Print Friendly, PDF & Email

La última película de Tizza Covi y Rainer Frimmel –¿recuerdan La pivellina?– empieza y termina con un personaje femenino andando por la calle y filmado de espaldas, marca indeleble de  cierto cine contemporáneo, desde la llamada “no ficción” hasta el peculiar minimalismo que inventó Gus Van Sant con Gerry o Elephant. Pero no se asusten, pues Vera es otra cosa muy distinta: un juego entre realidad y ficción que se salta todas las fronteras para construir un artefacto de inagotable complejidad, a la vez narrativo y autoconsciente. Y también una reflexión sobre el tiempo y el fracaso, sobre la vida y sus reflejos, entre ellos –por supuesto— el cine, que acaba alcanzando una emoción genuina, sin trampa ni cartón. Todo empieza como un documental sobre la actriz Vera Gemma –la hija del mítico Giulianno Gemma, uno de los reyes del spaghetti western entre los años 60 y 70–, que está dejando atrás definitivamente la juventud aún a la sombra de la figura paterna. Será a partir de un accidente estúpido, sin embargo, cuando le surja la oportunidad tanto de adentrarse en su última gran aventura vital como de interpretar el papel definitivo de su poco distinguida carrera, el de benefactora de una familia humilde, de un padre y su hijo que malviven en la periferia de Roma. 

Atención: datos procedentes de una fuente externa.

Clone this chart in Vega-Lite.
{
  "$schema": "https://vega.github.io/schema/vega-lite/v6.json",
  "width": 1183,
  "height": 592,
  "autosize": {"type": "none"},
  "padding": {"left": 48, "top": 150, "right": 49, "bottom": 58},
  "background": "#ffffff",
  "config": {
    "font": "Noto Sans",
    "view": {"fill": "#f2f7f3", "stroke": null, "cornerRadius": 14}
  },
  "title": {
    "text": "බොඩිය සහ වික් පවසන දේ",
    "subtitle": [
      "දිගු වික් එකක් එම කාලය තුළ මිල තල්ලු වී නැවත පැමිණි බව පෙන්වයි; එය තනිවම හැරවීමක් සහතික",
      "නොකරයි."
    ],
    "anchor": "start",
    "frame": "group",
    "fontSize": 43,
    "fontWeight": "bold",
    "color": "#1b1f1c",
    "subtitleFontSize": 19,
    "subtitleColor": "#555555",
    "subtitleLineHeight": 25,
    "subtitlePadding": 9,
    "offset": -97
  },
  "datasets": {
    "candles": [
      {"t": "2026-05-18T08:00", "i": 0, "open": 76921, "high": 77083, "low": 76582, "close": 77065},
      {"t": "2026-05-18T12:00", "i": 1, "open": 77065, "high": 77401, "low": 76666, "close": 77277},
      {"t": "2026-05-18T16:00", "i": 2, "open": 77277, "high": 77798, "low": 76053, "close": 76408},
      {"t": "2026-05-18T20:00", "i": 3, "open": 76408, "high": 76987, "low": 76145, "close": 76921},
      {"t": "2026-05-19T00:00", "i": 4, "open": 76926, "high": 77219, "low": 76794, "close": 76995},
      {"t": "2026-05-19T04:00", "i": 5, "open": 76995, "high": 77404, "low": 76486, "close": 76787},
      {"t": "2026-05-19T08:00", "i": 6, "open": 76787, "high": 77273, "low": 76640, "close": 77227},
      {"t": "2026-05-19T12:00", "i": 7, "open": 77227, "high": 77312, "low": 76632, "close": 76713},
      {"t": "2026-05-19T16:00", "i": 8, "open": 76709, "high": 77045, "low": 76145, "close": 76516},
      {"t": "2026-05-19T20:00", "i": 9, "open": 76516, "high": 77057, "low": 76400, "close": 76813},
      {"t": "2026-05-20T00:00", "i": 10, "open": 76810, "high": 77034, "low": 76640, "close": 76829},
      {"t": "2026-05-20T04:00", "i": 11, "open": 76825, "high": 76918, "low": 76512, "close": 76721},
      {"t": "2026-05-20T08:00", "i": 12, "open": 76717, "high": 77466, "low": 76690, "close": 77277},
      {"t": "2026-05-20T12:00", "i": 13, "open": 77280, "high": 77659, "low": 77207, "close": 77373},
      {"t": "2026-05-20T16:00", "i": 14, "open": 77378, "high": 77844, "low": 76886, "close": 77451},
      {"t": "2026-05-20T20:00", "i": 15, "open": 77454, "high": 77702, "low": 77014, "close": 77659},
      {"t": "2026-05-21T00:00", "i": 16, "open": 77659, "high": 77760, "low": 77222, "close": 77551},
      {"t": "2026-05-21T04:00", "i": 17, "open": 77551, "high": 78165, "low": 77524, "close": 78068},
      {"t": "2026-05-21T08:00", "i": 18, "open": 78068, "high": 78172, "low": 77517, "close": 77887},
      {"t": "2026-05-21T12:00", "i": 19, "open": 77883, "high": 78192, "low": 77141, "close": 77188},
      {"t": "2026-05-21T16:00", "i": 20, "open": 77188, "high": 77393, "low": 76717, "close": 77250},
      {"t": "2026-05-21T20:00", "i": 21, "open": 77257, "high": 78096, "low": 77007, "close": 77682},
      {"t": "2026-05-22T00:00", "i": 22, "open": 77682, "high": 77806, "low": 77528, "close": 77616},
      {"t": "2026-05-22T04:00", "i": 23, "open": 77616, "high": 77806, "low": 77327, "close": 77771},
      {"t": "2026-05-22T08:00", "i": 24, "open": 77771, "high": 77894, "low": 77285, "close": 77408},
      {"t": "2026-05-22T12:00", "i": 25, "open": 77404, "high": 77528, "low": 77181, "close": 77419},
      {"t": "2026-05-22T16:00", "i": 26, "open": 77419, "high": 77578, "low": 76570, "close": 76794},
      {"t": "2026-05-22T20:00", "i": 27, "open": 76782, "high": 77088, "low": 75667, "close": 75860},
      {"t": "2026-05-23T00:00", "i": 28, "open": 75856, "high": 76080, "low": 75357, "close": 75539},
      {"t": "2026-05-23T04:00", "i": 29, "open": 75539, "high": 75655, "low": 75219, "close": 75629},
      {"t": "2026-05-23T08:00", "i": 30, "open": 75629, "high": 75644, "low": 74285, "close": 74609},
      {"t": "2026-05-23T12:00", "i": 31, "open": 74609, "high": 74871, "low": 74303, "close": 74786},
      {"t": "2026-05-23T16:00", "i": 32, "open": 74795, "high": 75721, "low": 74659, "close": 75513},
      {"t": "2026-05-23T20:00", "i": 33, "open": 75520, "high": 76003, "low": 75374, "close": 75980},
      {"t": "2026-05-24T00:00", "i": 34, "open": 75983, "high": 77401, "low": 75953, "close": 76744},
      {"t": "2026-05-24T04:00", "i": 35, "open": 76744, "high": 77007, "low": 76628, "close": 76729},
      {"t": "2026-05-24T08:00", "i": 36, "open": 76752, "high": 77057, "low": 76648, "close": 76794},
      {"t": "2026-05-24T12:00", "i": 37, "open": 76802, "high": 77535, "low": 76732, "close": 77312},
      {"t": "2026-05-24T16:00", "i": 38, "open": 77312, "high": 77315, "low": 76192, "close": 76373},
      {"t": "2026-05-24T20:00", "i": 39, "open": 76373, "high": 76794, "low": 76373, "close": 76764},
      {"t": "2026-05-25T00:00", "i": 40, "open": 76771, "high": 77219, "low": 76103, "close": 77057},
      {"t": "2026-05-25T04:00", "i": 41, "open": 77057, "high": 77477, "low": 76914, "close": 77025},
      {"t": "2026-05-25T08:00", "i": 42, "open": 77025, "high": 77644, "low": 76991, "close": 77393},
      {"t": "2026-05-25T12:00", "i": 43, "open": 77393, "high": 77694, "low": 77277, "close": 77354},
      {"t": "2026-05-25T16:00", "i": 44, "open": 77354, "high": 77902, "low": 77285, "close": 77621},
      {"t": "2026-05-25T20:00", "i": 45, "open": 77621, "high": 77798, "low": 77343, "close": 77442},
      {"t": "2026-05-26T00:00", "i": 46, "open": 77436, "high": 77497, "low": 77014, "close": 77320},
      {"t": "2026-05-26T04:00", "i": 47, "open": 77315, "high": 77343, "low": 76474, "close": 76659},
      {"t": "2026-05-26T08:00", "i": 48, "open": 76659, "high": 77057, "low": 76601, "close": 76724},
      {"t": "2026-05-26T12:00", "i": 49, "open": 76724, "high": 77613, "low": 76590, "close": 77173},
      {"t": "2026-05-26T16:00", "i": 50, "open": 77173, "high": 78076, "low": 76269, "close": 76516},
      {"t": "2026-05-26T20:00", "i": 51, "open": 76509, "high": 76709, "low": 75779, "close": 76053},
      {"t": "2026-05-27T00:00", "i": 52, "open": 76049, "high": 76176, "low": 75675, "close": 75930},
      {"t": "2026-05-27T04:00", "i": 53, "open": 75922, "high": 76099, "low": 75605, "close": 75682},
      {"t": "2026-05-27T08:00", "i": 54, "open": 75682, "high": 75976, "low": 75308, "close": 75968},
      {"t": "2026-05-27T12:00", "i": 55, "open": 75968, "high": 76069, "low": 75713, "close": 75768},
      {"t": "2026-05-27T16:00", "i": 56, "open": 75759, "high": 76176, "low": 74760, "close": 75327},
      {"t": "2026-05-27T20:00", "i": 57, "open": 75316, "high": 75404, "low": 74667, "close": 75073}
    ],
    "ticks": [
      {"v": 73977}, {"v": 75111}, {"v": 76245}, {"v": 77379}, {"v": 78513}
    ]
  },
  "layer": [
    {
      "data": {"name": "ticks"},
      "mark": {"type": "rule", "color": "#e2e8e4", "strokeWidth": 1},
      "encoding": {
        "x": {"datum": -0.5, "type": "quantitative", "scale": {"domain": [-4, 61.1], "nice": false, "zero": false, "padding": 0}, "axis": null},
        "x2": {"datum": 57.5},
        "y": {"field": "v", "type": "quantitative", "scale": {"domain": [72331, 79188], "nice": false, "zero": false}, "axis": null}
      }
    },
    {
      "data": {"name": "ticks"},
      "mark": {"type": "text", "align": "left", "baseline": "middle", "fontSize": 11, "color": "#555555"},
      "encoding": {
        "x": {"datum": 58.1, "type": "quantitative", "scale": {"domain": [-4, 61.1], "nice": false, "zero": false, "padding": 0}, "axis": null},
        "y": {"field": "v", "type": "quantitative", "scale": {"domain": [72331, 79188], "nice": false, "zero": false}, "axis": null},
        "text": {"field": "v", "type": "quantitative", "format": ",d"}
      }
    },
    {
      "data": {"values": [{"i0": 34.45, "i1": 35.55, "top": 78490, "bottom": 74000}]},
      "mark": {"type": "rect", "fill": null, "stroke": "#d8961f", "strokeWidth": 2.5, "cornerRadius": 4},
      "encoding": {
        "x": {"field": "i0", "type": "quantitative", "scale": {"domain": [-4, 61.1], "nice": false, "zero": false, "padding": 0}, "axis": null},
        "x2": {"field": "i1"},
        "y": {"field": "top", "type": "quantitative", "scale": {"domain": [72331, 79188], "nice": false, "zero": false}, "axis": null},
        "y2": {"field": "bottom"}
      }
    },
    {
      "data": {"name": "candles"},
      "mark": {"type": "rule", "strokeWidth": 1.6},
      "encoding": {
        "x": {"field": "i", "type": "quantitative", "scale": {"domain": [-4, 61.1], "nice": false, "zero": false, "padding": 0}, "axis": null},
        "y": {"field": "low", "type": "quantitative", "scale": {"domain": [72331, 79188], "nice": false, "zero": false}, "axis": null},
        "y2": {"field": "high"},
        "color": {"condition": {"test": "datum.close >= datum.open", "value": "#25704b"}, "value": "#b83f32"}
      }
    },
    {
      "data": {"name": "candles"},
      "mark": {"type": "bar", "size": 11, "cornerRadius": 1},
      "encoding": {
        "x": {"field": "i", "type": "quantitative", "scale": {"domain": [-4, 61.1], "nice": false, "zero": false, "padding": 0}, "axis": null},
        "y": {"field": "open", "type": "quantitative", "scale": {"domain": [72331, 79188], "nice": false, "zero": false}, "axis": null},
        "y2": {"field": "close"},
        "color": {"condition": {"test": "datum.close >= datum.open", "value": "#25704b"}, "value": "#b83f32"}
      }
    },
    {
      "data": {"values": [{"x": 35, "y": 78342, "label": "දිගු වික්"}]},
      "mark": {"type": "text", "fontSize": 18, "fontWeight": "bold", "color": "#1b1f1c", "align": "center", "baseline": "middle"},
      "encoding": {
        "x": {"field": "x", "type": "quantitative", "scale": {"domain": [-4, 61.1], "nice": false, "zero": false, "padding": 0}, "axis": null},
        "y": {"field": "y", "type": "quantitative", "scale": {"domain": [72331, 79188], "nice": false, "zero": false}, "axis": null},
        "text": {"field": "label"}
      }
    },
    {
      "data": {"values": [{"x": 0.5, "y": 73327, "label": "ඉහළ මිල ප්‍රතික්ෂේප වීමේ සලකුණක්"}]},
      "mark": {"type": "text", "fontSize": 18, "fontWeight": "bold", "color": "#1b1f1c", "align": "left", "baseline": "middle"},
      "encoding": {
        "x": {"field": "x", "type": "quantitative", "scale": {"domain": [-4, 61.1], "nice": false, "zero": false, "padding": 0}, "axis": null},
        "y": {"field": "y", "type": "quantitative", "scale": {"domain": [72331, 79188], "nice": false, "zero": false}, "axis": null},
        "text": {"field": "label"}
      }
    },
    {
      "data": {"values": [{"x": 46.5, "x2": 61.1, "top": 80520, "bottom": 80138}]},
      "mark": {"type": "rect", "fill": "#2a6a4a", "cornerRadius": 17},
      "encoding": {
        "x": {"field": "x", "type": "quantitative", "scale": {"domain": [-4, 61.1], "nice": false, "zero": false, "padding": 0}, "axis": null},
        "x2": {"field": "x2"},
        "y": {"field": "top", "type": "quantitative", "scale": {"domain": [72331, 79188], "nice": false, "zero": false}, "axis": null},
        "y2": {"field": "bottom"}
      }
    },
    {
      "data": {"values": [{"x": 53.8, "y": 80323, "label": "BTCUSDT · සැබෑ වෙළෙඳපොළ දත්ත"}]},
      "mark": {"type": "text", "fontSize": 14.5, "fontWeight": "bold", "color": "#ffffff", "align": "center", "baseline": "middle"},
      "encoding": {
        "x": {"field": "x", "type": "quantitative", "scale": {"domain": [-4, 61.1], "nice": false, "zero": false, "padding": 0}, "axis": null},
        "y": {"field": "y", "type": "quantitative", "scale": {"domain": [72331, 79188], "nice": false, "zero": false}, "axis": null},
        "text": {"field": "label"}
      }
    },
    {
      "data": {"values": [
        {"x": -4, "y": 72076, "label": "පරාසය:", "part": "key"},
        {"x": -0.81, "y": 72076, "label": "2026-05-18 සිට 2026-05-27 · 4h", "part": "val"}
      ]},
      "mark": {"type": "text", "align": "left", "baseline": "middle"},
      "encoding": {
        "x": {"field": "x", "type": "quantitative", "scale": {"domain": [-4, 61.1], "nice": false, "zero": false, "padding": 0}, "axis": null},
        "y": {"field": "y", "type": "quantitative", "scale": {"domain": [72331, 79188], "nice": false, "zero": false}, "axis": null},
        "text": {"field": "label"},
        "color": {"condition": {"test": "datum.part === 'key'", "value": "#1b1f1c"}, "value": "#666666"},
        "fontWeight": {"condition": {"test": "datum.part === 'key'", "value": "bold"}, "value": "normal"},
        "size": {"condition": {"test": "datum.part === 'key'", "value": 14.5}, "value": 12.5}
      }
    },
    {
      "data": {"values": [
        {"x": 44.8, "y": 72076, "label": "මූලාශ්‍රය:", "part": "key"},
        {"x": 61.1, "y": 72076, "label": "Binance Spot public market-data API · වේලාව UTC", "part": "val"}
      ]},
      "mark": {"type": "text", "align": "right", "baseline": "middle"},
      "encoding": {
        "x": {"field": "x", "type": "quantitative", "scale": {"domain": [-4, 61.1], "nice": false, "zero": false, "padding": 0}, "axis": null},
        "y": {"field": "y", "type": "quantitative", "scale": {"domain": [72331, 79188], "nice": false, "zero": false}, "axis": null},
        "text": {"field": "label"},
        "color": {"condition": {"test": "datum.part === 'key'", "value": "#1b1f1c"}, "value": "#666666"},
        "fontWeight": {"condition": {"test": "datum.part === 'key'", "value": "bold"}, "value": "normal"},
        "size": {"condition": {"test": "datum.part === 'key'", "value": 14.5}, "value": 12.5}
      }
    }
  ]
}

Covi y Frimmel siguen a Vera sin hacer ruido, sin intervenir demasiado en su peripecia, observándola con afecto y pudor extremos, pero también intentando entender la trama extravagante que surge de sus andanzas, esforzándose por desentrañar esa historia absurda que desde el principio adivinamos sin futuro ni sentido. En una escena memorable, Vera acude a un cementerio acompañada por su amiga Asia Argento y, ante la tumba del hijo de Goethe, ambas pronuncian un elogio de la vida que es también un responso por las oportunidades perdidas, una de las vanitas más sentidas jamás vista en una película. Y desde esas honduras filosóficas  –pero de una filosofía cercana y humilde— el film pasa a proponer una serie de resonancias, como en cadena o en cascada, encabalgadas a modo de muñecas rusas, una relectura tanto de cierta historia del cine italiano, de De Sica a Fellini, como del género del retrato femenino, de Griffith a Cassavettes. Ya no solo se trata, entonces, de la imposibilidad del neorrealismo, o incluso de ese neo-neorrealismo que se propugna desde algunas tribunas críticas, sino sobre todo de la nostalgia como perversión y de la ficción como instancia que dignifica el arte y el cine pero que también puede demoler la vida. Sin moralismos ni énfasis alguno, Vera entona así un responso por el género de la “no ficción” que es también la culminación del arte discreto y sutil de Tizza Covi y Rainer Frimmel.